Мать даже заикала. Зашлась в икоте, вздрагивая всем телом, а Александр Иванович добавил потише:
— Моча тебе в голову бросилась.
А какая была у той буфетчицы из спецбуфета точеная шейка! А остренький носик? А мелкие ровные зубки? А грудь? Это была редкостная по своей красоте грудь, такую грудь на ВДНХ можно бы было показывать!.. Ну а что стало? Высокая грудь давно опала, голубые глаза выцвели (от ревности выцвели, ревнивой оказалась невероятно), и обернулась она скандалисткой — вот оборотень!

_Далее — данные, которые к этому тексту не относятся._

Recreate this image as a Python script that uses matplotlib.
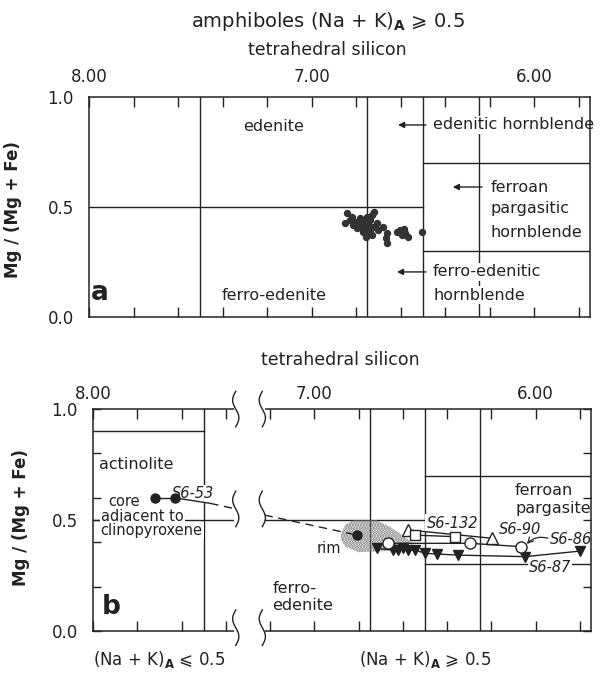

После того скандала мать затаилась. Вроде бы сдалась. Свадьбу справили как полагается. Сколько лет с тех пор минуло? Скоро пять. Да, уже Кольке три. Хороший парень. Надо бы еще одного. Или внучку… Но тогда на похороны Игоревой матери не пожелала поехать. Больной прикинулась. А Александр Иванович поехал. И на поминках был. Несмотря на горе, родня покойной разглядывала его во все глаза. Александр Иванович поднял тост за простую советскую труженицу, которая безвременно, так сказать, ушла от нас в связи с тяжелой болезнью, но которая воспитала сына, которым можно гордиться. Отец Игоря шептал все: «Спасибо, спасибо» и плакал, а когда садились за стол, зачем-то начал извиняться: — «У нас, знаете, все по-простому, не взыщите…» — «Да что вы!» — И слышал, как Игорь сказал: «Перестань срамиться!» Он уехал, когда напиваться стали. Дурацкий это обычай — поминки! Дуплет в серединку!
— Ну, Александр Иванович, — восхищенно развел руками Игорь. — Высший класс.
— Да, брат, это тебе не философия, — задумчиво произнес тесть, выходя из оцепенения: — Что, гегель-хегель, домой пошли?
Игорь погасил свет; зеленое сукно словно намокло водой — потемнело. Они вышли в раздевалку, взяли с вешалок плащи…
— Александр Иванович, полдничать приходите! — Их из столовой приметила и к ним подходила, легко ступая в бесшумных тапочках, Галя-подавальщица, маленькая улыбчивая женщина средних лет, с бесхитростной прической из русых слабеньких волос, в белом накрахмаленном переднике. Галя подготавливала свои столы к полднику.